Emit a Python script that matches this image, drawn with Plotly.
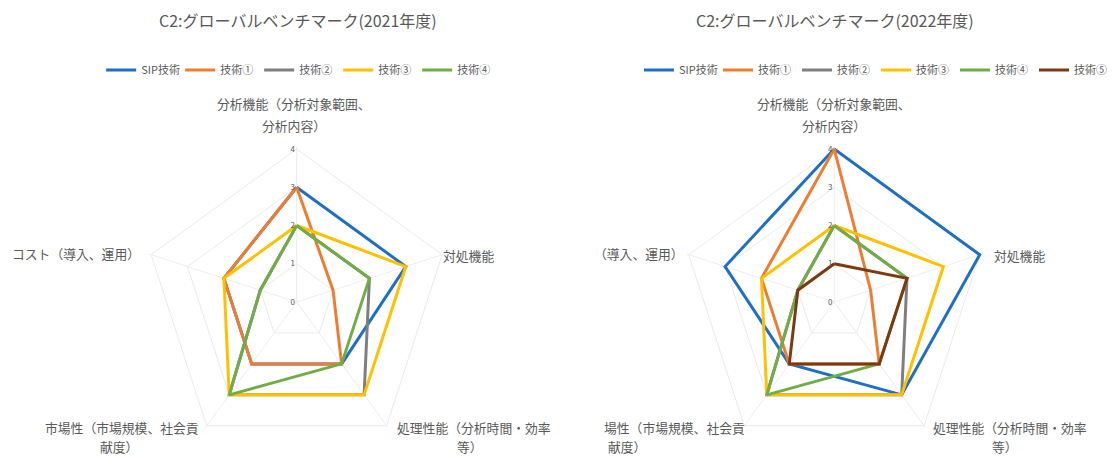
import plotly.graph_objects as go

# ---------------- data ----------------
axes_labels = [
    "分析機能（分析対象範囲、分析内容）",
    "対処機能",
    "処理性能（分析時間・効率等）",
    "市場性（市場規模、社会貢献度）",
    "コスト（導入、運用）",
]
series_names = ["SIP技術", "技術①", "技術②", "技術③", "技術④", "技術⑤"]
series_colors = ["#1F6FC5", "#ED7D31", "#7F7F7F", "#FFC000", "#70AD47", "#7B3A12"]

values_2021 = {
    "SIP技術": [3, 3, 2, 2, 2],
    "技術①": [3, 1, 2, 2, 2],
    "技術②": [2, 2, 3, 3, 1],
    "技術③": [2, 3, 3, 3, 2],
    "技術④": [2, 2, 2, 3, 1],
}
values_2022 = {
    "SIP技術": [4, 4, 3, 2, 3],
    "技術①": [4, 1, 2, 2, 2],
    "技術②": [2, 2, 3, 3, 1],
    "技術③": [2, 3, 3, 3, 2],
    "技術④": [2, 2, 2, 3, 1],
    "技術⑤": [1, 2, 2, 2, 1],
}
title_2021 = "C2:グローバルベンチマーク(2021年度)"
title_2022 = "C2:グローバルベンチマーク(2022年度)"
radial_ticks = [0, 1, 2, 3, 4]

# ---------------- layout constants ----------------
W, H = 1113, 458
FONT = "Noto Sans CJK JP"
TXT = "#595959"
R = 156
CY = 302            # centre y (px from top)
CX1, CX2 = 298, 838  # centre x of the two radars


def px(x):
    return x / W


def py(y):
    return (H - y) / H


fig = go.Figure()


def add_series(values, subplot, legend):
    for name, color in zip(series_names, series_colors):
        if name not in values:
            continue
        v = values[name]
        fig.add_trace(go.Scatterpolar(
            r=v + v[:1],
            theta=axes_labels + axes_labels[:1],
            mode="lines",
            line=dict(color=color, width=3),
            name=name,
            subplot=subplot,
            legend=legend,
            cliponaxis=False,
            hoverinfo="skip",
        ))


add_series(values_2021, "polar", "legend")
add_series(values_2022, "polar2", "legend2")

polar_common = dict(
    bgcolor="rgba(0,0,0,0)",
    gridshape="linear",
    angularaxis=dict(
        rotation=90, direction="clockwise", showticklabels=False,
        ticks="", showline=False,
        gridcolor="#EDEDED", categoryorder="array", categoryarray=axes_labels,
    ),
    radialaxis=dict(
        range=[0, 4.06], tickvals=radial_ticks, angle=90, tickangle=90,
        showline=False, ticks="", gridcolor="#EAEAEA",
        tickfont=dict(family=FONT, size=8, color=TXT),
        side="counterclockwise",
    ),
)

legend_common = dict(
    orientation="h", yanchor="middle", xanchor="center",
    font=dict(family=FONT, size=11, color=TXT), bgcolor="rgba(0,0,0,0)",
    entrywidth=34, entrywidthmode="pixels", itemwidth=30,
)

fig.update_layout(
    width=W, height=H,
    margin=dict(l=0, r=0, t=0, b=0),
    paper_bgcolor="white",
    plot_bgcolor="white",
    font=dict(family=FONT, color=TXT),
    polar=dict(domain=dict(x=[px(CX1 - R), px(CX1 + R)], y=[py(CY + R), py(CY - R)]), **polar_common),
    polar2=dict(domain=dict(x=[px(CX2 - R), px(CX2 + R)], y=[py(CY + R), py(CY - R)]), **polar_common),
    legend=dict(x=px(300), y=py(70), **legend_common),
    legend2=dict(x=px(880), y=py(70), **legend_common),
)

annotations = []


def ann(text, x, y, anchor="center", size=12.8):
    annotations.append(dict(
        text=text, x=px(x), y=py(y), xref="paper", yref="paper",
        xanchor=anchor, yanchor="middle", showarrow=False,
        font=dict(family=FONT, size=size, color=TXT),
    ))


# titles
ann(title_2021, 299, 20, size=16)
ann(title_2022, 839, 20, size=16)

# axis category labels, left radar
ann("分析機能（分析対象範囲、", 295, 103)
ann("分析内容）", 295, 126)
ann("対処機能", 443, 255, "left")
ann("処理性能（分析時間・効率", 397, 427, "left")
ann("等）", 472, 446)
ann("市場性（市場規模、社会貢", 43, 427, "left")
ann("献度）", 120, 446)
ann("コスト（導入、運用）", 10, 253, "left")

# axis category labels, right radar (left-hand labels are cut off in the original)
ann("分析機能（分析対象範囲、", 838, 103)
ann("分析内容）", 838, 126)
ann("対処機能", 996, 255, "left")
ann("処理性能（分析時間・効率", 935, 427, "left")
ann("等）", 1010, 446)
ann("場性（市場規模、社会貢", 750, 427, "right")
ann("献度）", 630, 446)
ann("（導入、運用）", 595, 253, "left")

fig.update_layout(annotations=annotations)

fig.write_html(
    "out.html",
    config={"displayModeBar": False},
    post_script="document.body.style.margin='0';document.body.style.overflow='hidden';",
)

*Task directions*. Quote the preceding listing precisely and completely, omitting its images.

*The result*.
Emit a Python script that matches this image, drawn with Plotly.
import plotly.graph_objects as go

# ---------------- data ----------------
axes_labels = [
    "分析機能（分析対象範囲、分析内容）",
    "対処機能",
    "処理性能（分析時間・効率等）",
    "市場性（市場規模、社会貢献度）",
    "コスト（導入、運用）",
]
series_names = ["SIP技術", "技術①", "技術②", "技術③", "技術④", "技術⑤"]
series_colors = ["#1F6FC5", "#ED7D31", "#7F7F7F", "#FFC000", "#70AD47", "#7B3A12"]

values_2021 = {
    "SIP技術": [3, 3, 2, 2, 2],
    "技術①": [3, 1, 2, 2, 2],
    "技術②": [2, 2, 3, 3, 1],
    "技術③": [2, 3, 3, 3, 2],
    "技術④": [2, 2, 2, 3, 1],
}
values_2022 = {
    "SIP技術": [4, 4, 3, 2, 3],
    "技術①": [4, 1, 2, 2, 2],
    "技術②": [2, 2, 3, 3, 1],
    "技術③": [2, 3, 3, 3, 2],
    "技術④": [2, 2, 2, 3, 1],
    "技術⑤": [1, 2, 2, 2, 1],
}
title_2021 = "C2:グローバルベンチマーク(2021年度)"
title_2022 = "C2:グローバルベンチマーク(2022年度)"
radial_ticks = [0, 1, 2, 3, 4]

# ---------------- layout constants ----------------
W, H = 1113, 458
FONT = "Noto Sans CJK JP"
TXT = "#595959"
R = 156
CY = 302            # centre y (px from top)
CX1, CX2 = 298, 838  # centre x of the two radars


def px(x):
    return x / W


def py(y):
    return (H - y) / H


fig = go.Figure()


def add_series(values, subplot, legend):
    for name, color in zip(series_names, series_colors):
        if name not in values:
            continue
        v = values[name]
        fig.add_trace(go.Scatterpolar(
            r=v + v[:1],
            theta=axes_labels + axes_labels[:1],
            mode="lines",
            line=dict(color=color, width=3),
            name=name,
            subplot=subplot,
            legend=legend,
            cliponaxis=False,
            hoverinfo="skip",
        ))


add_series(values_2021, "polar", "legend")
add_series(values_2022, "polar2", "legend2")

polar_common = dict(
    bgcolor="rgba(0,0,0,0)",
    gridshape="linear",
    angularaxis=dict(
        rotation=90, direction="clockwise", showticklabels=False,
        ticks="", showline=False,
        gridcolor="#EDEDED", categoryorder="array", categoryarray=axes_labels,
    ),
    radialaxis=dict(
        range=[0, 4.06], tickvals=radial_ticks, angle=90, tickangle=90,
        showline=False, ticks="", gridcolor="#EAEAEA",
        tickfont=dict(family=FONT, size=8, color=TXT),
        side="counterclockwise",
    ),
)

legend_common = dict(
    orientation="h", yanchor="middle", xanchor="center",
    font=dict(family=FONT, size=11, color=TXT), bgcolor="rgba(0,0,0,0)",
    entrywidth=34, entrywidthmode="pixels", itemwidth=30,
)

fig.update_layout(
    width=W, height=H,
    margin=dict(l=0, r=0, t=0, b=0),
    paper_bgcolor="white",
    plot_bgcolor="white",
    font=dict(family=FONT, color=TXT),
    polar=dict(domain=dict(x=[px(CX1 - R), px(CX1 + R)], y=[py(CY + R), py(CY - R)]), **polar_common),
    polar2=dict(domain=dict(x=[px(CX2 - R), px(CX2 + R)], y=[py(CY + R), py(CY - R)]), **polar_common),
    legend=dict(x=px(300), y=py(70), **legend_common),
    legend2=dict(x=px(880), y=py(70), **legend_common),
)

annotations = []


def ann(text, x, y, anchor="center", size=12.8):
    annotations.append(dict(
        text=text, x=px(x), y=py(y), xref="paper", yref="paper",
        xanchor=anchor, yanchor="middle", showarrow=False,
        font=dict(family=FONT, size=size, color=TXT),
    ))


# titles
ann(title_2021, 299, 20, size=16)
ann(title_2022, 839, 20, size=16)

# axis category labels, left radar
ann("分析機能（分析対象範囲、", 295, 103)
ann("分析内容）", 295, 126)
ann("対処機能", 443, 255, "left")
ann("処理性能（分析時間・効率", 397, 427, "left")
ann("等）", 472, 446)
ann("市場性（市場規模、社会貢", 43, 427, "left")
ann("献度）", 120, 446)
ann("コスト（導入、運用）", 10, 253, "left")

# axis category labels, right radar (left-hand labels are cut off in the original)
ann("分析機能（分析対象範囲、", 838, 103)
ann("分析内容）", 838, 126)
ann("対処機能", 996, 255, "left")
ann("処理性能（分析時間・効率", 935, 427, "left")
ann("等）", 1010, 446)
ann("場性（市場規模、社会貢", 750, 427, "right")
ann("献度）", 630, 446)
ann("（導入、運用）", 595, 253, "left")

fig.update_layout(annotations=annotations)

fig.write_html(
    "out.html",
    config={"displayModeBar": False},
    post_script="document.body.style.margin='0';document.body.style.overflow='hidden';",
)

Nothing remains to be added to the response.